Actors and actresses in early cinema never made any suggestions or demands to the director on the movie set. Directors were to never be questioned, and scripts were to be followed to the letter.
However, in Biograph Studio's August 1910 movie "Wilful Peggy," actress Mary Pickford, in her second year with Biograph, read the scene where her character, a rambunctious, high-spirited daughter of a peasant woman, was willing to docilely marry an older aristocrat. Pickford told the film's director, D. W. Griffith, that in no way would the daughter, who had exhibited a uncontrollable independent streak that attracted the aristocrat, would so meekly obey her mother to such a momentous demand. The actress asked Griffith to insert a scene where the mother chases her daughter around a tree trying to corral the hesitant Pickford. Griffith listened and was persuaded to film the scene just as Pickford had described. What is seen on film is the first documented suggestion of an actress made to a director which was accepted.

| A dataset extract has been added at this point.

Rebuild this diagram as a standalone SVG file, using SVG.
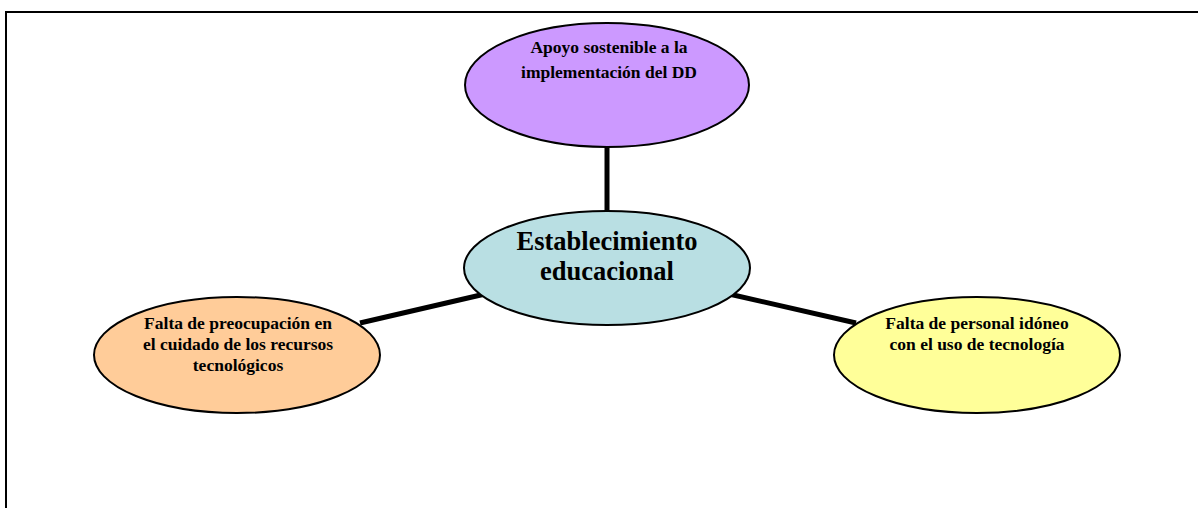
<svg xmlns="http://www.w3.org/2000/svg" width="1198" height="508" viewBox="0 0 1198 508">
<style>
.n{stroke:#000;stroke-width:2}
.t{font-family:"Liberation Serif",serif;font-weight:bold;font-size:17.5px;text-anchor:middle;fill:#000}
.big{font-size:26.5px}
.c{stroke:#000;stroke-width:5;fill:none}
</style>
<rect width="1198" height="508" fill="#fff"/>
<path d="M6 508 V12 H1198" fill="none" stroke="#000" stroke-width="2"/>
<g id="connectors">
<line class="c" x1="607" y1="146" x2="607" y2="212"/>
<line class="c" x1="360" y1="323" x2="485" y2="294"/>
<line class="c" x1="729" y1="294" x2="856" y2="323"/>
</g>
<g id="top">
<ellipse class="n" cx="607" cy="85" rx="142" ry="62" fill="#cc99ff"/>
<text class="t" x="609" y="53">Apoyo sostenible a la</text>
<text class="t" x="609" y="78">implementación del DD</text>
</g>
<g id="center">
<ellipse class="n" cx="607" cy="268" rx="143" ry="57" fill="#b9dfe3"/>
<text class="t big" x="607" y="250">Establecimiento</text>
<text class="t big" x="607" y="280">educacional</text>
</g>
<g id="left">
<ellipse class="n" cx="237" cy="355" rx="143" ry="58" fill="#ffcc99"/>
<text class="t" x="238" y="329">Falta de preocupación en</text>
<text class="t" x="238" y="350">el cuidado de los recursos</text>
<text class="t" x="238" y="371">tecnológicos</text>
</g>
<g id="right">
<ellipse class="n" cx="977" cy="355" rx="143" ry="58" fill="#ffff99"/>
<text class="t" x="977" y="329">Falta de personal idóneo</text>
<text class="t" x="977" y="350">con el uso de tecnología</text>
</g>
</svg>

"Wilful Peggy" is also the picture that established Pickford's on-screen persona. Her rebellious spirit, her comedic skills, her versatility and her long-haired curls, which earned her the nickname "The Girl With The Golden Curls" long before the public knew her name, all came into the fore in this film. Pickford would temporarily leave Biograph Studios and Griffith's direction for Carl Laemmle's IMP Studios in December 1910. But the actress had yet reached her pinnacle of stardom.